Exercise: Please output every line of the material as it stands, without the pictures.

Material:
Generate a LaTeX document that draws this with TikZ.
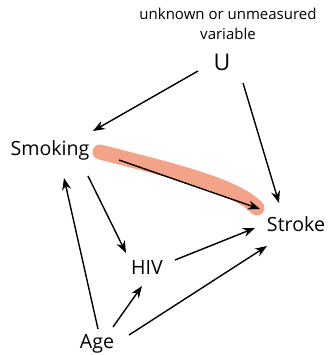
\documentclass[tikz,border=0pt]{standalone}
\usepackage{fontspec}
\setmainfont{Open Sans}
\usetikzlibrary{arrows.meta,calc}
\definecolor{hl}{RGB}{242,163,136}
\begin{document}
\begin{tikzpicture}[x=1pt,y=-1pt,
  var/.style={inner sep=0pt,font=\fontsize{19.6}{21}\selectfont},
  arr/.style={-{Stealth[length=12pt,width=9pt]},line width=1.4pt}]
\useasboundingbox (0,0) rectangle (329,355);
\node[inner sep=0pt,align=center,font=\fontsize{15}{19.5}\selectfont] (lab) at (228,24) {unknown or unmeasured\\variable};
\node[var,font=\fontsize{23}{24}\selectfont] (U) at (222,62) {U};
\node[var] (S) at (50,150) {Smoking};
\node[var] (T) at (296,224) {Stroke};
\node[var] (H) at (147,268) {HIV};
\node[var] (A) at (97,344) {Age};
\draw[hl,line width=15pt,line cap=round] ($(S)+(50,2)$) .. controls ($(S)+(120,20)$) and ($(S)+(185,35)$) .. ($(T)+(-39,-16)$);
\draw[arr] ($(U)+(-24,9)$) -- ($(S)+(43,-19)$);
\draw[arr] ($(U)+(21,21)$) -- ($(T)+(-17,-21)$);
\draw[arr] ($(S)+(69,10)$) -- ($(T)+(-36,-15)$);
\draw[arr] ($(S)+(38,26)$) -- ($(H)+(-21,-15)$);
\draw[arr] ($(A)+(1,-15)$) -- ($(S)+(14,28)$);
\draw[arr] ($(A)+(16,-17)$) -- ($(H)+(-5,18)$);
\draw[arr] ($(A)+(32,-9)$) -- ($(T)+(-29,22)$);
\draw[arr] ($(H)+(28,-8)$) -- ($(T)+(-41,4)$);
\end{tikzpicture}
\end{document}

Output of the exercise:
Generate a LaTeX document that draws this with TikZ.
\documentclass[tikz,border=0pt]{standalone}
\usepackage{fontspec}
\setmainfont{Open Sans}
\usetikzlibrary{arrows.meta,calc}
\definecolor{hl}{RGB}{242,163,136}
\begin{document}
\begin{tikzpicture}[x=1pt,y=-1pt,
  var/.style={inner sep=0pt,font=\fontsize{19.6}{21}\selectfont},
  arr/.style={-{Stealth[length=12pt,width=9pt]},line width=1.4pt}]
\useasboundingbox (0,0) rectangle (329,355);
\node[inner sep=0pt,align=center,font=\fontsize{15}{19.5}\selectfont] (lab) at (228,24) {unknown or unmeasured\\variable};
\node[var,font=\fontsize{23}{24}\selectfont] (U) at (222,62) {U};
\node[var] (S) at (50,150) {Smoking};
\node[var] (T) at (296,224) {Stroke};
\node[var] (H) at (147,268) {HIV};
\node[var] (A) at (97,344) {Age};
\draw[hl,line width=15pt,line cap=round] ($(S)+(50,2)$) .. controls ($(S)+(120,20)$) and ($(S)+(185,35)$) .. ($(T)+(-39,-16)$);
\draw[arr] ($(U)+(-24,9)$) -- ($(S)+(43,-19)$);
\draw[arr] ($(U)+(21,21)$) -- ($(T)+(-17,-21)$);
\draw[arr] ($(S)+(69,10)$) -- ($(T)+(-36,-15)$);
\draw[arr] ($(S)+(38,26)$) -- ($(H)+(-21,-15)$);
\draw[arr] ($(A)+(1,-15)$) -- ($(S)+(14,28)$);
\draw[arr] ($(A)+(16,-17)$) -- ($(H)+(-5,18)$);
\draw[arr] ($(A)+(32,-9)$) -- ($(T)+(-29,22)$);
\draw[arr] ($(H)+(28,-8)$) -- ($(T)+(-41,4)$);
\end{tikzpicture}
\end{document}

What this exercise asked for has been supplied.